Each entry below must be repeated exactly, with pictures left out.

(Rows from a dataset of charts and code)

#####

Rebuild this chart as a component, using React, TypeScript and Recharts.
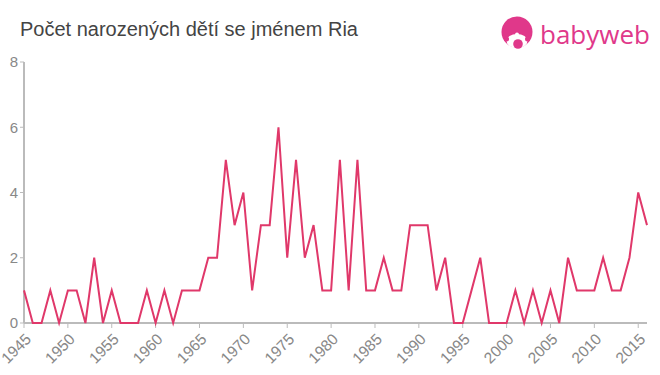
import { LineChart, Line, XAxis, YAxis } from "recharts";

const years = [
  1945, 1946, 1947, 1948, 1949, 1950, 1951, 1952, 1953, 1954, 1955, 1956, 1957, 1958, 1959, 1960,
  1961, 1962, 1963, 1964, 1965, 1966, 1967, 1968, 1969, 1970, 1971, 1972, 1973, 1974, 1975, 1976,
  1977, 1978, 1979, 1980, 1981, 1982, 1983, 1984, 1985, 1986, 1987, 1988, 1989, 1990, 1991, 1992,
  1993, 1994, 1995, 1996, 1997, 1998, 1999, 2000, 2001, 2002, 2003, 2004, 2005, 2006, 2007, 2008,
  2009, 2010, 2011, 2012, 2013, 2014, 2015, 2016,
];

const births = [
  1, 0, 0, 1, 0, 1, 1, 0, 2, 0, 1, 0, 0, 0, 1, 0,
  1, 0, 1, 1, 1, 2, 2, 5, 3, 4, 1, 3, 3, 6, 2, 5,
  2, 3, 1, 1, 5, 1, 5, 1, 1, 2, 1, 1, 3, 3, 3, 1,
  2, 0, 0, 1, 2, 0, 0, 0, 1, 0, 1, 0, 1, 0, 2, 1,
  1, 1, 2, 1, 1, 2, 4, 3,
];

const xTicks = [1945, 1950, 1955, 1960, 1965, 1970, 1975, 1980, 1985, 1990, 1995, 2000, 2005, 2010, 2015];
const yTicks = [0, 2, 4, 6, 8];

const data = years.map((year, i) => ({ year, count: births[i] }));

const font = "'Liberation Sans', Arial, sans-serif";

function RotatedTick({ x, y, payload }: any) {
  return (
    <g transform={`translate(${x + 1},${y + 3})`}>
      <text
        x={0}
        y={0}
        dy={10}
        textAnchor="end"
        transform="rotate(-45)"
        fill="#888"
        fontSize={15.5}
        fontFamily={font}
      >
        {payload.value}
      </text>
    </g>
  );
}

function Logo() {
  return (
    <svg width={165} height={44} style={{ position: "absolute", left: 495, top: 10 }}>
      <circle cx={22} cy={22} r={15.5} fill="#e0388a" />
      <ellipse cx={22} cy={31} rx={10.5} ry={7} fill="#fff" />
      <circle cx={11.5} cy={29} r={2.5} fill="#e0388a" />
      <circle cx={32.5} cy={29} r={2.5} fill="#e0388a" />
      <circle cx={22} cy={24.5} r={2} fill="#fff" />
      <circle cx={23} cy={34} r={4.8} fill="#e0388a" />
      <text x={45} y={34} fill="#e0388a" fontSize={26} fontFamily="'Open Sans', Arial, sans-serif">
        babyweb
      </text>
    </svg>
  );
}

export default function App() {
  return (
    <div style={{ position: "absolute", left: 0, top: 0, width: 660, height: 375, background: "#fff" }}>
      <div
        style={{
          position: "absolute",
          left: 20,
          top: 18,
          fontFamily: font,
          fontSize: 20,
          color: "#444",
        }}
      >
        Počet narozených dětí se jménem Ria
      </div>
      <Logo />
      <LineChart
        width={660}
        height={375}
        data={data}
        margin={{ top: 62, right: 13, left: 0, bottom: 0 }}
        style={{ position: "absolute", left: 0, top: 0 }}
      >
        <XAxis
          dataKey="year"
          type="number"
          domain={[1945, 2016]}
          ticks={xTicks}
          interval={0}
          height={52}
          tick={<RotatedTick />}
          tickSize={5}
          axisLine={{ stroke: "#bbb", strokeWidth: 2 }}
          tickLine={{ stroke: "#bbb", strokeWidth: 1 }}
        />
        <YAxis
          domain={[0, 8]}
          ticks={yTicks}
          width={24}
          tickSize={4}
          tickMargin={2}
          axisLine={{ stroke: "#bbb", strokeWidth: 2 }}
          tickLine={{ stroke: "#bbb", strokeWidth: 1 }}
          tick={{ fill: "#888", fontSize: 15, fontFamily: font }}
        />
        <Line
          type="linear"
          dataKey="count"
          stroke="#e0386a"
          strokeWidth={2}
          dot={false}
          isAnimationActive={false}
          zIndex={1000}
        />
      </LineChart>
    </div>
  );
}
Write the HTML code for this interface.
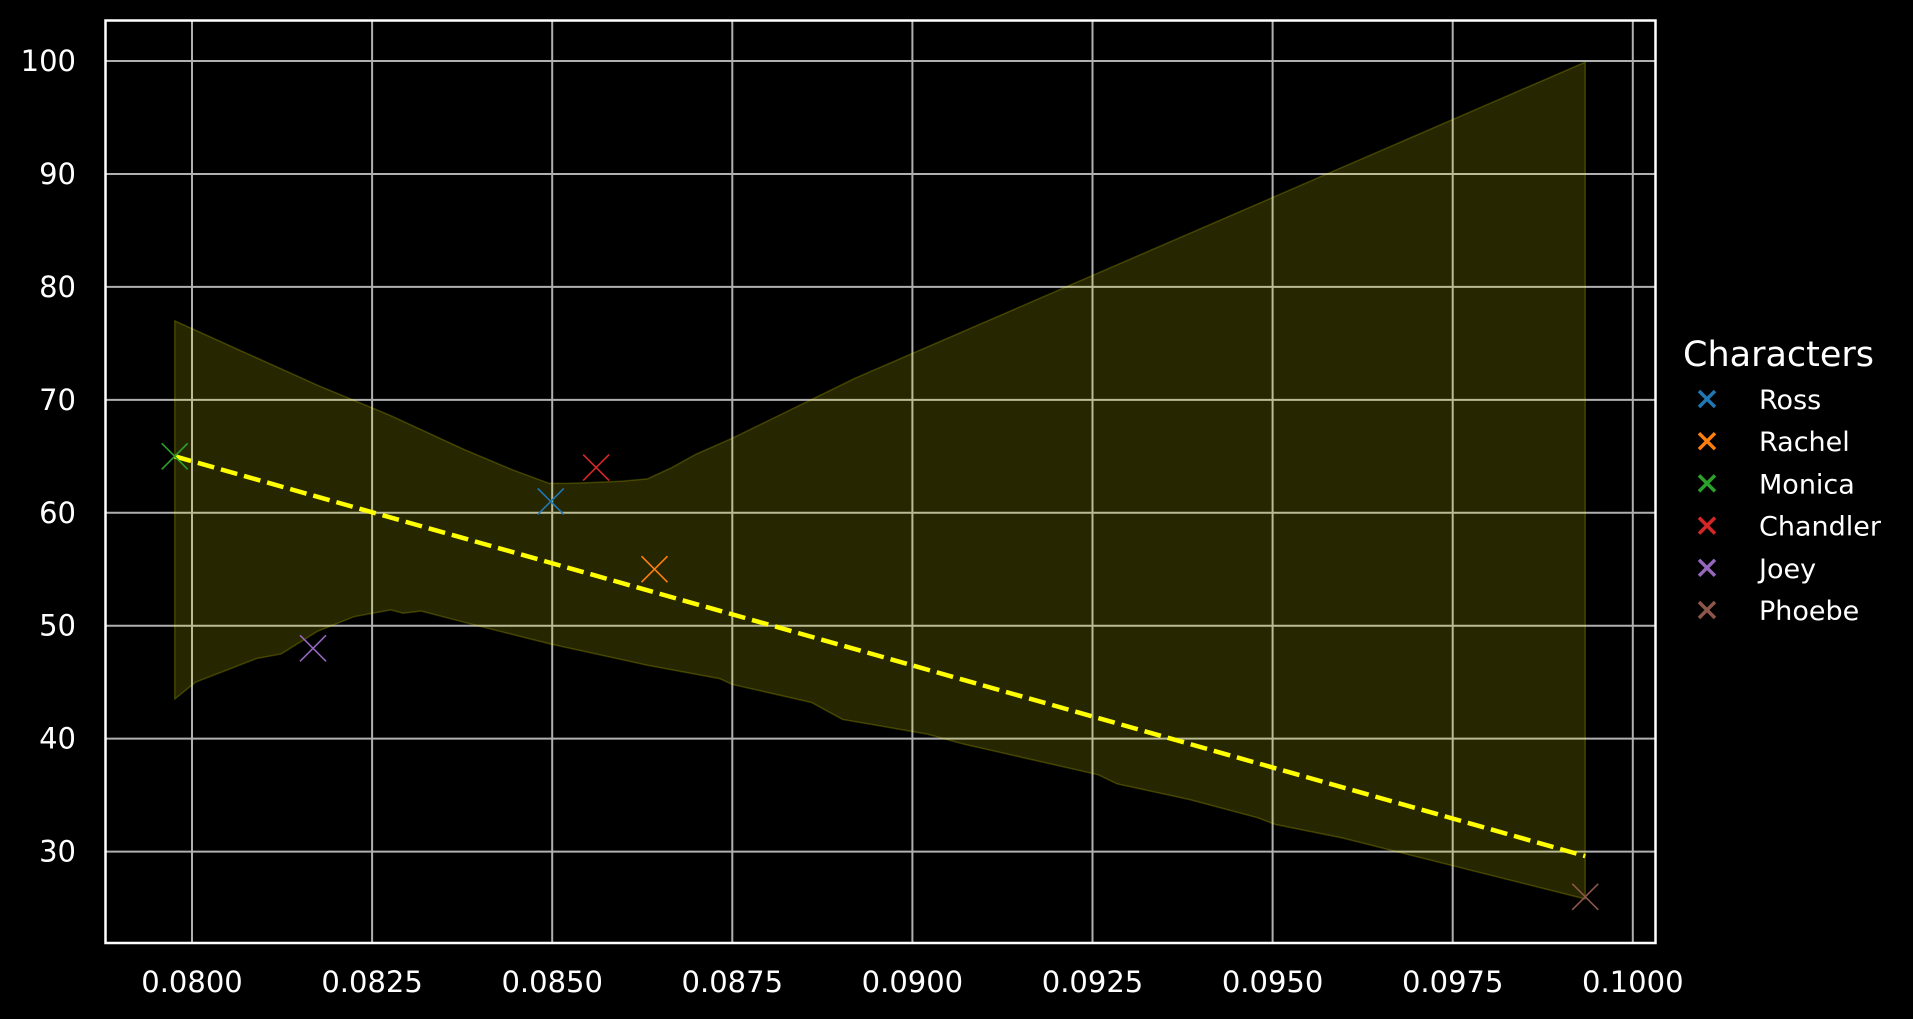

#####

• The output:
Rebuild this chart as a component, using React, TypeScript and Recharts.
import { LineChart, Line, XAxis, YAxis } from "recharts";

const years = [
  1945, 1946, 1947, 1948, 1949, 1950, 1951, 1952, 1953, 1954, 1955, 1956, 1957, 1958, 1959, 1960,
  1961, 1962, 1963, 1964, 1965, 1966, 1967, 1968, 1969, 1970, 1971, 1972, 1973, 1974, 1975, 1976,
  1977, 1978, 1979, 1980, 1981, 1982, 1983, 1984, 1985, 1986, 1987, 1988, 1989, 1990, 1991, 1992,
  1993, 1994, 1995, 1996, 1997, 1998, 1999, 2000, 2001, 2002, 2003, 2004, 2005, 2006, 2007, 2008,
  2009, 2010, 2011, 2012, 2013, 2014, 2015, 2016,
];

const births = [
  1, 0, 0, 1, 0, 1, 1, 0, 2, 0, 1, 0, 0, 0, 1, 0,
  1, 0, 1, 1, 1, 2, 2, 5, 3, 4, 1, 3, 3, 6, 2, 5,
  2, 3, 1, 1, 5, 1, 5, 1, 1, 2, 1, 1, 3, 3, 3, 1,
  2, 0, 0, 1, 2, 0, 0, 0, 1, 0, 1, 0, 1, 0, 2, 1,
  1, 1, 2, 1, 1, 2, 4, 3,
];

const xTicks = [1945, 1950, 1955, 1960, 1965, 1970, 1975, 1980, 1985, 1990, 1995, 2000, 2005, 2010, 2015];
const yTicks = [0, 2, 4, 6, 8];

const data = years.map((year, i) => ({ year, count: births[i] }));

const font = "'Liberation Sans', Arial, sans-serif";

function RotatedTick({ x, y, payload }: any) {
  return (
    <g transform={`translate(${x + 1},${y + 3})`}>
      <text
        x={0}
        y={0}
        dy={10}
        textAnchor="end"
        transform="rotate(-45)"
        fill="#888"
        fontSize={15.5}
        fontFamily={font}
      >
        {payload.value}
      </text>
    </g>
  );
}

function Logo() {
  return (
    <svg width={165} height={44} style={{ position: "absolute", left: 495, top: 10 }}>
      <circle cx={22} cy={22} r={15.5} fill="#e0388a" />
      <ellipse cx={22} cy={31} rx={10.5} ry={7} fill="#fff" />
      <circle cx={11.5} cy={29} r={2.5} fill="#e0388a" />
      <circle cx={32.5} cy={29} r={2.5} fill="#e0388a" />
      <circle cx={22} cy={24.5} r={2} fill="#fff" />
      <circle cx={23} cy={34} r={4.8} fill="#e0388a" />
      <text x={45} y={34} fill="#e0388a" fontSize={26} fontFamily="'Open Sans', Arial, sans-serif">
        babyweb
      </text>
    </svg>
  );
}

export default function App() {
  return (
    <div style={{ position: "absolute", left: 0, top: 0, width: 660, height: 375, background: "#fff" }}>
      <div
        style={{
          position: "absolute",
          left: 20,
          top: 18,
          fontFamily: font,
          fontSize: 20,
          color: "#444",
        }}
      >
        Počet narozených dětí se jménem Ria
      </div>
      <Logo />
      <LineChart
        width={660}
        height={375}
        data={data}
        margin={{ top: 62, right: 13, left: 0, bottom: 0 }}
        style={{ position: "absolute", left: 0, top: 0 }}
      >
        <XAxis
          dataKey="year"
          type="number"
          domain={[1945, 2016]}
          ticks={xTicks}
          interval={0}
          height={52}
          tick={<RotatedTick />}
          tickSize={5}
          axisLine={{ stroke: "#bbb", strokeWidth: 2 }}
          tickLine={{ stroke: "#bbb", strokeWidth: 1 }}
        />
        <YAxis
          domain={[0, 8]}
          ticks={yTicks}
          width={24}
          tickSize={4}
          tickMargin={2}
          axisLine={{ stroke: "#bbb", strokeWidth: 2 }}
          tickLine={{ stroke: "#bbb", strokeWidth: 1 }}
          tick={{ fill: "#888", fontSize: 15, fontFamily: font }}
        />
        <Line
          type="linear"
          dataKey="count"
          stroke="#e0386a"
          strokeWidth={2}
          dot={false}
          isAnimationActive={false}
          zIndex={1000}
        />
      </LineChart>
    </div>
  );
}
Write the HTML code for this interface.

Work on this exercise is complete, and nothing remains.